Request - Each line of the data that includes the string "this" is to be copied out.

________________________

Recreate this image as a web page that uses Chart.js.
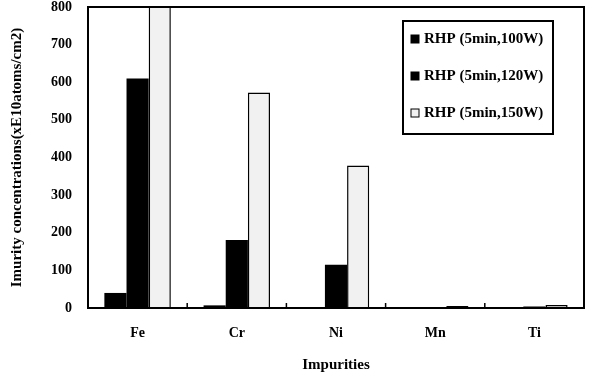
<!DOCTYPE html>
<html>
<head>
<meta charset="utf-8">
<script src="https://cdn.jsdelivr.net/npm/chart.js@4/dist/chart.umd.min.js"></script>
<style>
  html, body { margin: 0; padding: 0; background: #fff; }
  #wrap { width: 604px; height: 376px; }
</style>
</head>
<body>
<div id="wrap"><canvas id="chart"></canvas></div>
<script>
var impurities = ['Fe', 'Cr', 'Ni', 'Mn', 'Ti'];
var rhp100 = [40, 7, 2, 0, 0];
var rhp120 = [610, 181, 115, 1, 4];
var rhp150 = [850, 573, 379, 5, 8];
var seriesLabels = ['RHP (5min,100W)', 'RHP (5min,120W)', 'RHP (5min,150W)'];
var yTicks = [0, 100, 200, 300, 400, 500, 600, 700, 800];

var serif = '"Liberation Serif", "DejaVu Serif", serif';

// frame round the plot area
var frame = {
  id: 'frame',
  afterDatasetsDraw: function(chart) {
    var a = chart.chartArea, ctx = chart.ctx;
    ctx.save();
    ctx.strokeStyle = '#000';
    ctx.lineWidth = 2;
    ctx.strokeRect(a.left, a.top, a.right - a.left, a.bottom - a.top);
    // small ticks between categories, pointing up
    var x = chart.scales.x;
    ctx.lineWidth = 1.5;
    for (var i = 1; i < impurities.length; i++) {
      var px = (x.getPixelForTick(i - 1) + x.getPixelForTick(i)) / 2;
      ctx.beginPath();
      ctx.moveTo(px, a.bottom);
      ctx.lineTo(px, a.bottom - 5);
      ctx.stroke();
    }
    ctx.restore();
  }
};

// legend box inside the plot
var boxLegend = {
  id: 'boxLegend',
  afterDraw: function(chart) {
    var ctx = chart.ctx;
    var bx = 403, by = 21, bw = 150, bh = 113;
    ctx.save();
    ctx.fillStyle = '#fff';
    ctx.fillRect(bx, by, bw, bh);
    ctx.strokeStyle = '#000';
    ctx.lineWidth = 2;
    ctx.strokeRect(bx, by, bw, bh);
    ctx.font = 'bold 15px ' + serif;
    ctx.textBaseline = 'middle';
    chart.data.datasets.forEach(function(ds, i) {
      var cy = by + 18 + i * 37;
      ctx.fillStyle = ds.backgroundColor;
      ctx.fillRect(bx + 8, cy - 4, 8, 8);
      ctx.strokeStyle = '#000';
      ctx.lineWidth = 1;
      ctx.strokeRect(bx + 8, cy - 4, 8, 8);
      ctx.fillStyle = '#000';
      ctx.fillText(ds.label, bx + 21, cy);
    });
    ctx.restore();
  }
};

new Chart(document.getElementById('chart'), {
  type: 'bar',
  data: {
    labels: impurities,
    datasets: [
      { label: seriesLabels[0], data: rhp100, backgroundColor: '#000', borderColor: '#000', borderWidth: 0 },
      { label: seriesLabels[1], data: rhp120, backgroundColor: '#000', borderColor: '#000', borderWidth: 0 },
      { label: seriesLabels[2], data: rhp150, backgroundColor: '#f1f1f1', borderColor: '#000', borderWidth: 1.5 }
    ]
  },
  options: {
    responsive: true,
    maintainAspectRatio: false,
    animation: false,
    layout: { padding: { top: 7, right: 20, left: 0, bottom: 0 } },
    datasets: { bar: { barPercentage: 1.0, categoryPercentage: 0.67 } },
    plugins: {
      legend: { display: false },
      tooltip: { enabled: false }
    },
    scales: {
      x: {
        grid: { display: false, drawTicks: false },
        border: { display: false },
        ticks: { color: '#000', padding: 17, font: { family: serif, size: 14, weight: 'bold' } },
        title: { display: true, text: 'Impurities', color: '#000', padding: { top: 12, bottom: 2 },
                 font: { family: serif, size: 15, weight: 'bold' } },
        afterFit: function(s) { s.height = 68; s.paddingLeft = 0; s.paddingRight = 0; }
      },
      y: {
        min: 0,
        max: 800,
        grid: { display: false, drawTicks: false },
        border: { display: false },
        afterBuildTicks: function(s) { s.ticks = yTicks.map(function(v) { return { value: v }; }); },
        ticks: { color: '#000', padding: 16, font: { family: serif, size: 14, weight: 'bold' } },
        title: { display: true, text: 'Imurity concentrations(xE10atoms/cm2)', color: '#000',
                 padding: { top: 8, bottom: 4 }, font: { family: serif, size: 15, weight: 'bold' } },
        afterFit: function(s) { s.width = 88; s.paddingTop = 0; s.paddingBottom = 0; }
      }
    }
  },
  plugins: [frame, boxLegend]
});
</script>
</body>
</html>
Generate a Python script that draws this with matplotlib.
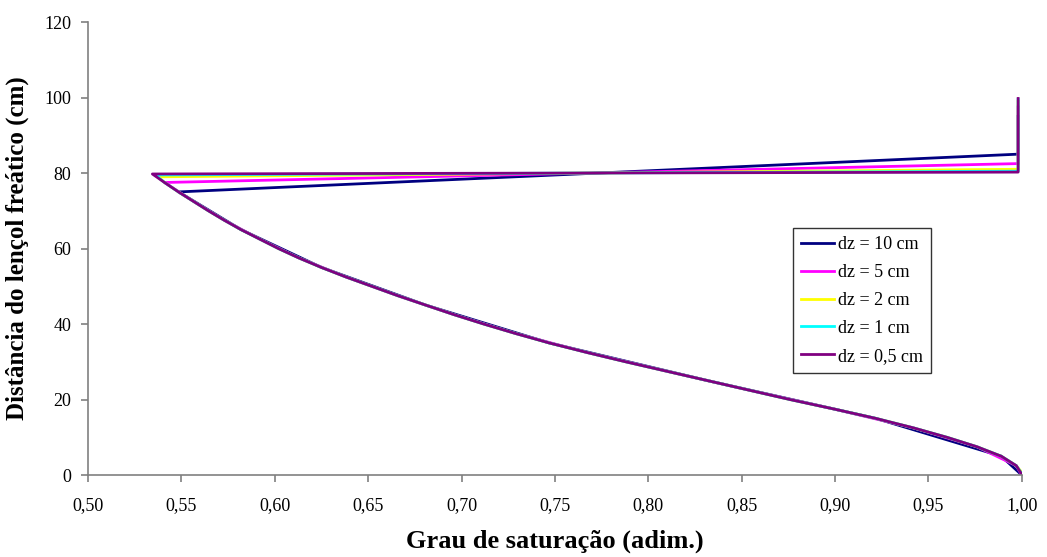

________________________

Solution to the problem -
Recreate this image as a web page that uses Chart.js.
Generate a Python script that draws this with matplotlib.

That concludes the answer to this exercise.